━━ SUPPLIED MATERIAL

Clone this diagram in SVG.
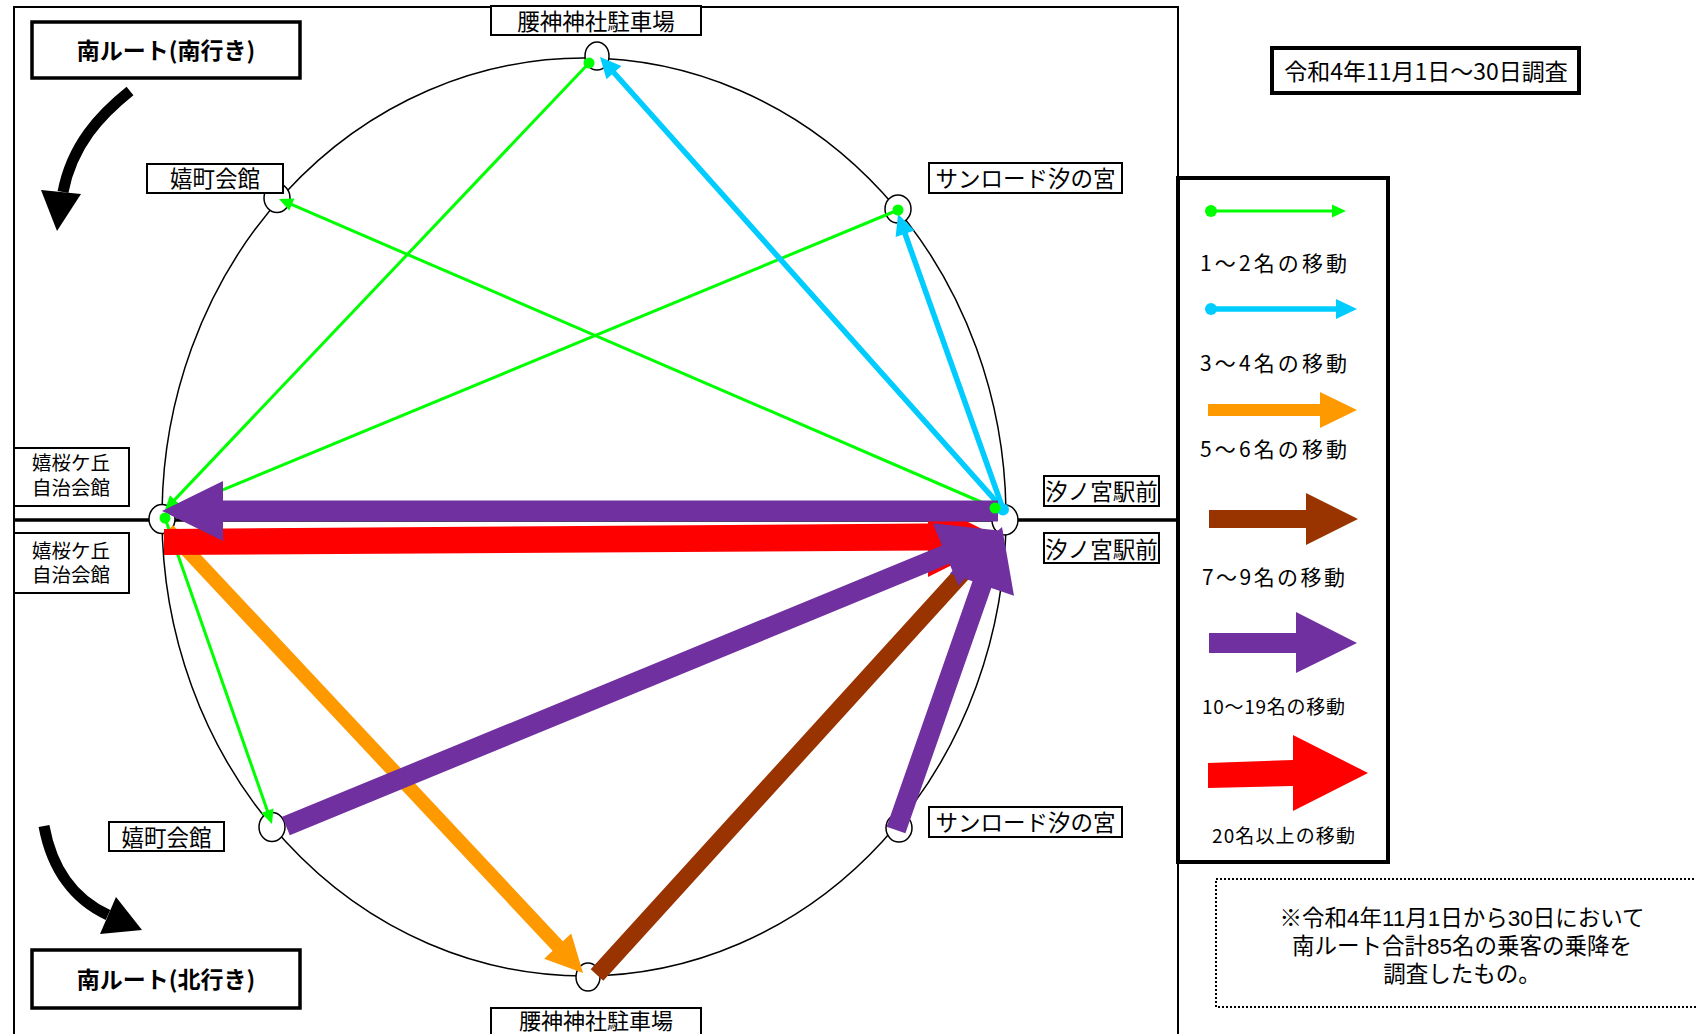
<svg xmlns="http://www.w3.org/2000/svg" width="1696" height="1034" viewBox="0 0 1696 1034">
<defs>
<style>
text{font-family:"Noto Sans CJK JP","Noto Sans",sans-serif;fill:#000}
.lbl{font-size:22.5px;text-anchor:middle;dominant-baseline:central}
.lbl2{font-family:"Liberation Sans","Noto Sans CJK JP",sans-serif;font-size:19.5px;text-anchor:middle;dominant-baseline:central}
.leg{font-size:21px;text-anchor:middle;dominant-baseline:central}
.legs{font-size:19px;text-anchor:middle;dominant-baseline:central}
.note{font-family:"Liberation Sans","Noto Sans CJK JP",sans-serif;font-size:22.5px;text-anchor:middle;dominant-baseline:central}
.title{font-size:23px;font-weight:bold;text-anchor:middle;dominant-baseline:central}
.box{fill:#fff;stroke:#000;stroke-width:2}
.tbox{fill:#fff;stroke:#000;stroke-width:3.5}
.stop{fill:#fff;stroke:#000;stroke-width:1.5}
.g{stroke:#00ff00;stroke-width:3;fill:none;marker-end:url(#mg)}
.c{stroke:#00ccff;stroke-width:5.5;fill:none;marker-end:url(#mc)}
.gd{fill:#00ff00}
.cd{fill:#00ccff}
.or{fill:#ff9900}
.br{fill:#993300}
.pu{fill:#7030a0}
.rd{fill:#ff0000}
.curve{fill:none;stroke:#000;stroke-width:11}
</style>
<marker id="mg" markerUnits="userSpaceOnUse" markerWidth="14" markerHeight="13" refX="8" refY="6.5" orient="auto" overflow="visible"><path d="M0,0L14,6.5L0,13z" fill="#00ff00"/></marker>
<marker id="mc" markerUnits="userSpaceOnUse" markerWidth="21" markerHeight="20" refX="13" refY="10" orient="auto" overflow="visible"><path d="M0,0L21,10L0,20z" fill="#00ccff"/></marker>
</defs>
<rect width="1696" height="1034" fill="#fff"/>

<g id="frame">
<path d="M14,1040V7H1178V1040" fill="none" stroke="#000" stroke-width="2"/>
<line x1="14" y1="520" x2="1178" y2="520" stroke="#000" stroke-width="3.5"/>
<ellipse cx="584" cy="517" rx="422" ry="459" fill="none" stroke="#000" stroke-width="1.5"/>
</g>

<g id="direction-south">
<rect class="tbox" x="32" y="22" width="268" height="56"/>
<text class="title" x="166" y="49">南ルート(南行き)</text>
<path class="curve" d="M130,91C100,115 72,145 63,192"/>
<polygon points="41,190 81,194 57,231" fill="#000"/>
</g>
<g id="direction-north">
<rect class="tbox" x="32" y="950" width="268" height="58"/>
<text class="title" x="166" y="978">南ルート(北行き)</text>
<path class="curve" d="M44,826C52,870 75,900 108,915"/>
<polygon points="116,897 100,934 142,930" fill="#000"/>
</g>

<g id="node-koshigami-top">
<ellipse class="stop" cx="597" cy="56" rx="12" ry="14"/>
<rect class="box" x="491" y="6" width="210" height="29"/>
<text class="lbl" x="596" y="19.5">腰神神社駐車場</text>
</g>
<g id="node-ureshicho-top">
<ellipse class="stop" cx="277" cy="198" rx="13" ry="14.5"/>
<rect class="box" x="147" y="164" width="136" height="29"/>
<text class="lbl" x="215" y="177">嬉町会館</text>
</g>
<g id="node-sunroad-top">
<ellipse class="stop" cx="898" cy="209" rx="13" ry="14"/>
<rect class="box" x="929" y="163" width="193" height="30"/>
<text class="lbl" x="1025.5" y="176.5">サンロード汐の宮</text>
</g>
<g id="node-ureshizakura-top">
<rect class="box" x="14" y="448" width="115" height="58"/>
<text class="lbl2" x="71" y="463">嬉桜ケ丘<tspan x="71" dy="25">自治会館</tspan></text>
</g>
<g id="node-ureshizakura">
<ellipse class="stop" cx="162" cy="519" rx="13" ry="14.5"/>
</g>
<g id="node-ureshizakura-bottom">
<rect class="box" x="14" y="533" width="115" height="60"/>
<text class="lbl2" x="71" y="550.5">嬉桜ケ丘<tspan x="71" dy="24">自治会館</tspan></text>
</g>
<g id="node-shionomiya">
<ellipse class="stop" cx="1005" cy="520" rx="13" ry="15"/>
<rect class="box" x="1044" y="476" width="115" height="30"/>
<text class="lbl" x="1101.5" y="490">汐ノ宮駅前</text>
<rect class="box" x="1044" y="533" width="115" height="30"/>
<text class="lbl" x="1101.5" y="547.5">汐ノ宮駅前</text>
</g>
<g id="node-ureshicho-bottom">
<ellipse class="stop" cx="272" cy="827" rx="13" ry="14.5"/>
<rect class="box" x="109" y="822" width="115" height="29"/>
<text class="lbl" x="166.5" y="835.5">嬉町会館</text>
</g>
<g id="node-sunroad-bottom">
<ellipse class="stop" cx="899" cy="828" rx="13" ry="14"/>
<rect class="box" x="929" y="807" width="193" height="30"/>
<text class="lbl" x="1025.5" y="821">サンロード汐の宮</text>
</g>
<g id="node-koshigami-bottom">
<ellipse class="stop" cx="588" cy="977" rx="12" ry="14"/>
<rect class="box" x="491" y="1008" width="210" height="40"/>
<text class="lbl" style="font-size:22px" x="596" y="1019">腰神神社駐車場</text>
</g>

<g id="connectors">
<line class="g" x1="589" y1="63" x2="169.1" y2="505.6"/>
<line class="g" x1="898" y1="210" x2="172.5" y2="510.7"/>
<line class="g" x1="995" y1="508" x2="284.5" y2="201.4"/>
<line class="g" x1="165" y1="518" x2="270" y2="818.3"/>
<line class="c" x1="1003" y1="509" x2="605.3" y2="63"/>
<line class="c" x1="1003" y1="509" x2="900.7" y2="221.5"/>
<polygon class="or" points="162.9,534.8 552.6,950.8 544.2,958.7 583,973 571.2,933.4 562.8,941.2 173.1,525.2"/>
<polygon class="rd" points="164,529 928,523.5 928,502 1003,539.5 928,577 928,550.5 164,555"/>
<polygon class="br" points="603.3,980.7 971.3,576.2 984.2,588 1000,532 945.8,553 958.7,564.8 590.7,969.3"/>
<polygon class="pu" points="998,500.5 223,500.5 223,481 162,511 223,541 223,521.5 998,521.5"/>
<polygon class="pu" points="289.8,835.3 949.5,563.8 958.6,586 1003,531 932.8,523.2 941.9,545.4 282.2,816.8"/>
<polygon class="pu" points="905.4,833.3 991.3,587.9 1014,595.8 1002,527 949.8,573.4 972.5,581.3 886.6,826.7"/>
<circle class="gd" cx="589" cy="63" r="5.5"/>
<circle class="gd" cx="898" cy="210" r="5.5"/>
<circle class="gd" cx="165" cy="518" r="5.5"/>
<circle class="cd" cx="1003" cy="509.5" r="6"/>
<circle class="gd" cx="995" cy="508" r="5.5"/>
</g>

<g id="date">
<rect x="1272" y="48" width="307" height="45" fill="#fff" stroke="#000" stroke-width="4"/>
<text class="lbl" style="font-size:23px" x="1426" y="70">令和4年11月1日～30日調査</text>
</g>

<g id="legend">
<rect x="1178" y="178" width="210" height="684" fill="#fff" stroke="#000" stroke-width="4"/>
<line class="g" x1="1211" y1="211" x2="1340" y2="211"/>
<circle class="gd" cx="1211" cy="211" r="6"/>
<text class="leg" x="1273.5" y="261.5" textLength="147" lengthAdjust="spacing">1～2名の移動</text>
<line class="c" x1="1211" y1="309" x2="1349" y2="309"/>
<circle class="cd" cx="1211" cy="309" r="6"/>
<text class="leg" x="1273.5" y="361.5" textLength="147" lengthAdjust="spacing">3～4名の移動</text>
<polygon class="or" points="1208,404 1320,404 1320,392 1357,410 1320,428 1320,416 1208,416"/>
<text class="leg" x="1273.5" y="447.5" textLength="147" lengthAdjust="spacing">5～6名の移動</text>
<polygon class="br" points="1209,510 1306,510 1306,493 1358,519 1306,545 1306,528 1209,528"/>
<text class="leg" x="1273.5" y="576" textLength="143" lengthAdjust="spacing">7～9名の移動</text>
<polygon class="pu" points="1209,633 1296,633 1296,612 1357,643 1296,673 1296,653 1209,653"/>
<text class="legs" x="1273.5" y="705.5" textLength="143" lengthAdjust="spacing">10～19名の移動</text>
<polygon class="rd" points="1208,763 1293,760 1293,735 1368,773 1293,811 1293,786 1208,788"/>
<text class="legs" x="1283.5" y="834" textLength="143" lengthAdjust="spacing">20名以上の移動</text>
</g>

<g id="note">
<rect x="1216" y="879" width="490" height="128" fill="none" stroke="#000" stroke-width="2" stroke-dasharray="2 2"/>
<text class="note" x="1462" y="918">※令和4年11月1日から30日において<tspan x="1462" dy="28">南ルート合計85名の乗客の乗降を</tspan><tspan x="1462" dy="28">調査したもの。</tspan></text>
</g>
</svg>
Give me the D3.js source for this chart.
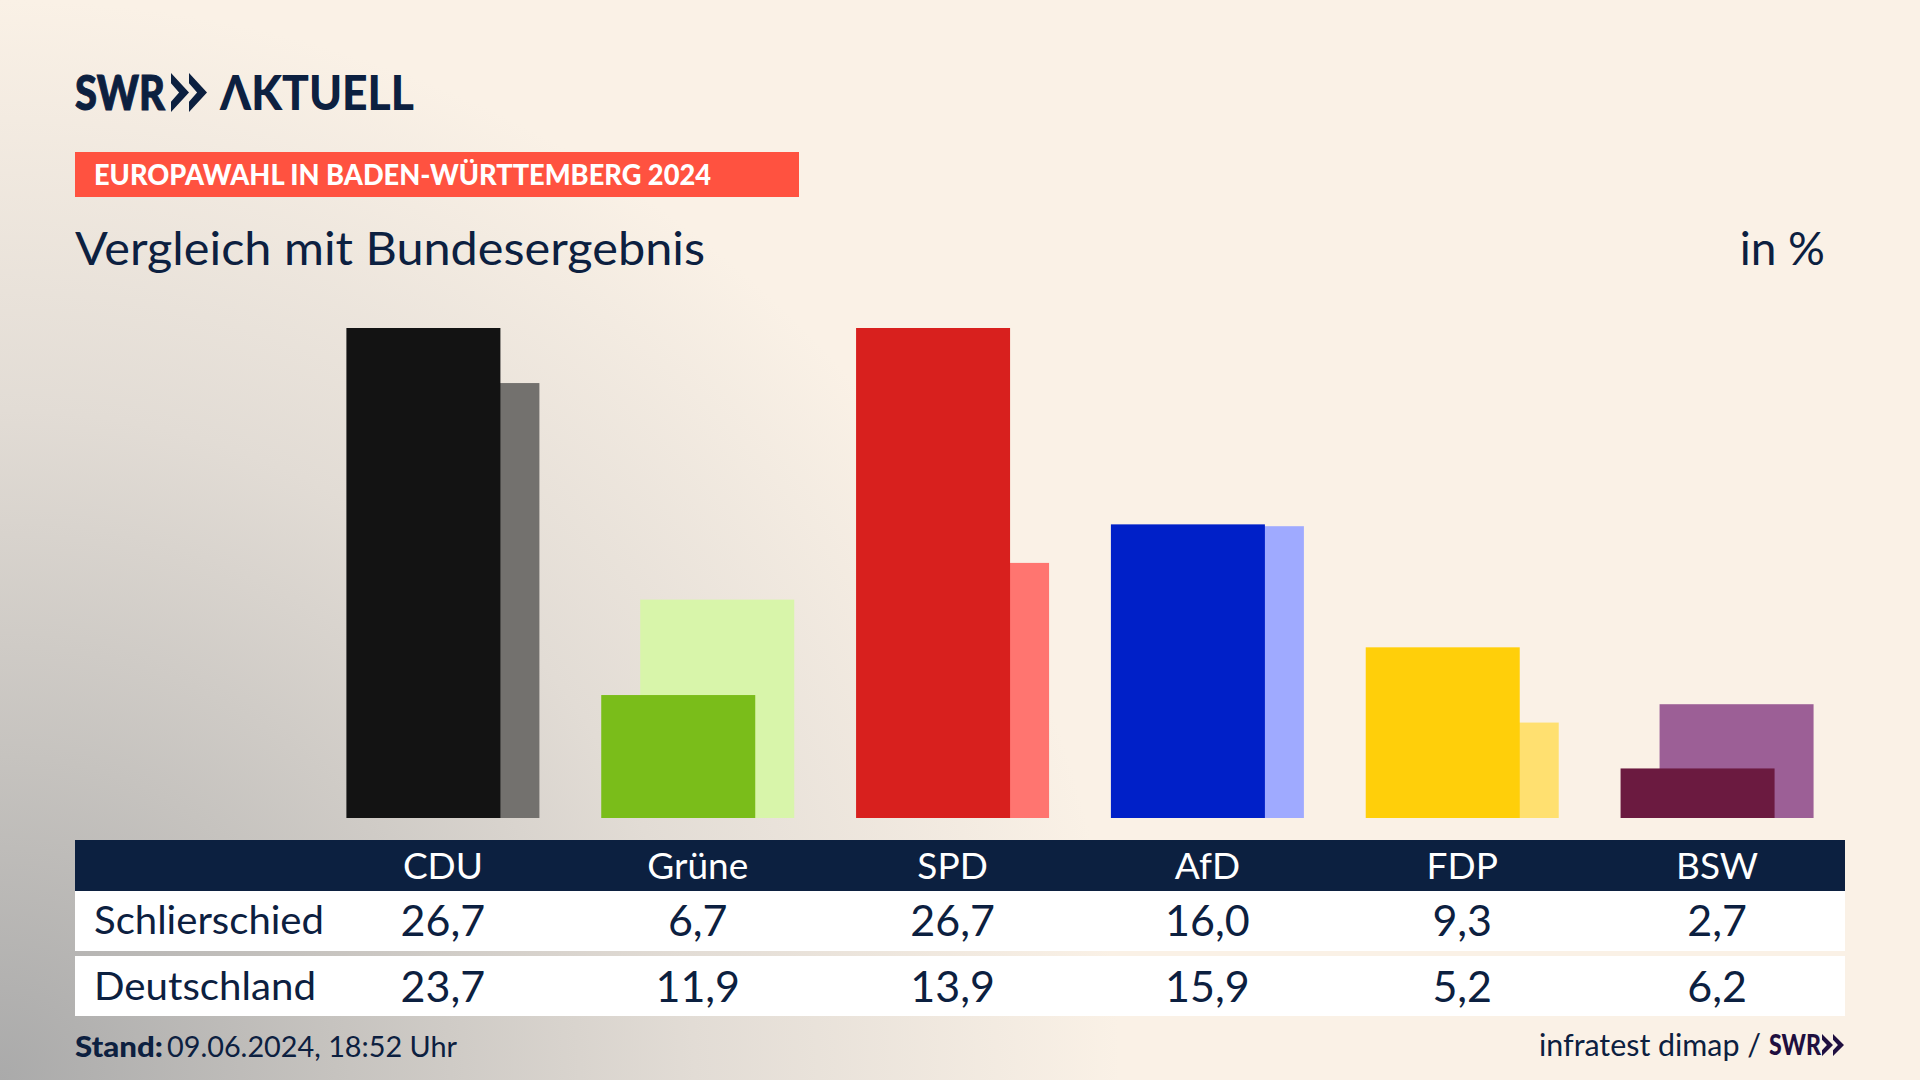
<!DOCTYPE html>
<html>
<head>
<meta charset="utf-8">
<script src="https://cdn.jsdelivr.net/npm/d3@7"></script>
<style>
  html, body { margin: 0; padding: 0; background: #faf1e6; }
  svg { display: block; }
  text { font-family: Lato, "Noto Sans", sans-serif; }
</style>
</head>
<body>
<div id="chart"></div>
<script>
const parties = ["CDU", "Grüne", "SPD", "AfD", "FDP", "BSW"];
const localValues = [26.7, 6.7, 26.7, 16.0, 9.3, 2.7];
const federalValues = [23.7, 11.9, 13.9, 15.9, 5.2, 6.2];
const rowLabels = ["Schlierschied", "Deutschland"];
const darkColors = ["#131313", "#7abd1a", "#d8201e", "#0020c8", "#ffcf0a", "#6b1a40"];
const lightColors = ["#73716e", "#d8f5aa", "#ff7570", "#9faaff", "#ffe070", "#9c5f96"];

const width = 1920;
const height = 1080;
const navy = "#0c2040";
const baseline = 818;
const barWidth = 154;
const barOffset = 39;

const svg = d3.select("#chart")
    .append("svg")
    .attr("width", width)
    .attr("height", height);

// background: cream with a grey glow out of the lower left corner
const grad = svg.append("defs")
    .append("radialGradient")
    .attr("id", "bg")
    .attr("gradientUnits", "userSpaceOnUse")
    .attr("cx", 0)
    .attr("cy", 0)
    .attr("r", 1)
    .attr("gradientTransform", `translate(0, 1080) scale(1120, 1080)`);
grad.append("stop").attr("offset", 0).attr("stop-color", "#aaaaaa");
grad.append("stop").attr("offset", 0.3).attr("stop-color", "#c6c3bf");
grad.append("stop").attr("offset", 0.62).attr("stop-color", "#e2dcd5");
grad.append("stop").attr("offset", 1).attr("stop-color", "#faf1e6");

svg.append("rect")
    .attr("width", width)
    .attr("height", height)
    .attr("fill", "#faf1e6");
svg.append("rect")
    .attr("width", width)
    .attr("height", height)
    .attr("fill", "url(#bg)");

const xScale = d3.scaleBand()
    .domain(parties)
    .range([315.5, 1844.5])
    .paddingInner(1 - (barWidth + barOffset) / 254.8)
    .paddingOuter((1 - (barWidth + barOffset) / 254.8) / 2);

const yScale = d3.scaleLinear()
    .domain([0, 26.7])
    .range([baseline, 328]);

const fmt = d3.formatLocale({ decimal: ",", thousands: ".", grouping: [3], currency: ["", ""] }).format(".1f");

// bars, federal result behind the local one
svg.append("g")
    .selectAll("rect")
    .data(parties)
    .join("rect")
    .attr("x", d => xScale(d) + barOffset)
    .attr("y", (d, i) => yScale(federalValues[i]))
    .attr("width", barWidth)
    .attr("height", (d, i) => baseline - yScale(federalValues[i]))
    .attr("fill", (d, i) => lightColors[i]);

svg.append("g")
    .selectAll("rect")
    .data(parties)
    .join("rect")
    .attr("x", d => xScale(d))
    .attr("y", (d, i) => yScale(localValues[i]))
    .attr("width", barWidth)
    .attr("height", (d, i) => baseline - yScale(localValues[i]))
    .attr("fill", (d, i) => darkColors[i]);

// table
svg.append("rect").attr("x", 75).attr("y", 840).attr("width", 1770).attr("height", 51).attr("fill", navy);
svg.append("rect").attr("x", 75).attr("y", 891).attr("width", 1770).attr("height", 60).attr("fill", "#fff");
svg.append("rect").attr("x", 75).attr("y", 956).attr("width", 1770).attr("height", 60).attr("fill", "#fff");

const colCenter = d => xScale(d) + xScale.bandwidth() / 2;

svg.append("g")
    .selectAll("text")
    .data(parties)
    .join("text")
    .attr("x", colCenter)
    .attr("y", 879)
    .attr("text-anchor", "middle")
    .attr("font-size", 37)
    .attr("fill", "#fff")
    .text(d => d);

[localValues, federalValues].forEach((values, r) => {
    svg.append("text")
        .attr("x", 94)
        .attr("y", r === 0 ? 934 : 1000)
        .attr("font-size", 39)
        .attr("fill", navy)
        .attr("textLength", r === 0 ? 230 : 222)
        .attr("lengthAdjust", "spacingAndGlyphs")
        .text(rowLabels[r]);

    svg.append("g")
        .selectAll("text")
        .data(parties)
        .join("text")
        .attr("x", colCenter)
        .attr("y", r === 0 ? 936 : 1002)
        .attr("text-anchor", "middle")
        .attr("font-size", 43)
        .attr("fill", navy)
        .text((d, i) => fmt(values[i]));
});

// header
function chevrons(x, y, w, h, fill) {
    const cw = w / 2;
    const mid = y + h / 2;
    [0, cw].forEach(dx => {
        const left = x + dx;
        svg.append("path")
            .attr("d", `M${left},${y} L${left + cw},${mid} L${left},${y + h} L${left},${y + h * 0.74} L${left + cw * 0.45},${mid} L${left},${y + h * 0.26} Z`)
            .attr("fill", fill);
    });
}

svg.append("text")
    .attr("x", 75).attr("y", 110)
    .attr("font-size", 48).attr("font-weight", 900).attr("fill", navy)
    .attr("stroke", navy).attr("stroke-width", 1)
    .attr("textLength", 90).attr("lengthAdjust", "spacingAndGlyphs")
    .text("SWR");
chevrons(171, 73, 36, 39, navy);
svg.append("text")
    .attr("x", 220).attr("y", 110)
    .attr("font-size", 48).attr("font-weight", 900).attr("fill", navy)
    .attr("textLength", 194).attr("lengthAdjust", "spacingAndGlyphs")
    .text("ΛKTUELL");

svg.append("rect").attr("x", 75).attr("y", 152).attr("width", 724).attr("height", 45).attr("fill", "#ff5240");
svg.append("text")
    .attr("x", 94).attr("y", 185)
    .attr("font-size", 28).attr("font-weight", 900).attr("fill", "#fff")
    .attr("textLength", 617).attr("lengthAdjust", "spacingAndGlyphs")
    .text("EUROPAWAHL IN BADEN-WÜRTTEMBERG 2024");

svg.append("text")
    .attr("x", 75).attr("y", 265)
    .attr("font-size", 46).attr("fill", navy)
    .attr("textLength", 630).attr("lengthAdjust", "spacingAndGlyphs")
    .text("Vergleich mit Bundesergebnis");

svg.append("text")
    .attr("x", 1825).attr("y", 265)
    .attr("text-anchor", "end")
    .attr("font-size", 46).attr("fill", navy)
    .text("in %");

// footer
svg.append("text")
    .attr("x", 75).attr("y", 1057)
    .attr("font-size", 29).attr("font-weight", 900).attr("fill", navy)
    .attr("textLength", 88).attr("lengthAdjust", "spacingAndGlyphs")
    .text("Stand:");
svg.append("text")
    .attr("x", 167).attr("y", 1057)
    .attr("font-size", 29).attr("fill", navy)
    .attr("textLength", 290).attr("lengthAdjust", "spacingAndGlyphs")
    .text("09.06.2024, 18:52 Uhr");

svg.append("text")
    .attr("x", 1539).attr("y", 1056)
    .attr("font-size", 31).attr("fill", navy)
    .attr("textLength", 222).attr("lengthAdjust", "spacingAndGlyphs")
    .text("infratest dimap /");
svg.append("text")
    .attr("x", 1769).attr("y", 1055)
    .attr("font-size", 28).attr("font-weight", 900).attr("fill", "#1f0f40")
    .attr("textLength", 52).attr("lengthAdjust", "spacingAndGlyphs")
    .text("SWR");
chevrons(1822, 1034, 22, 22, "#1f0f40");
</script>
</body>
</html>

━━━━

**GIVEN INSTRUCTION:**
Only a number is wanted: how many lines above include "chart"?

**RIGHT ANSWER:**
3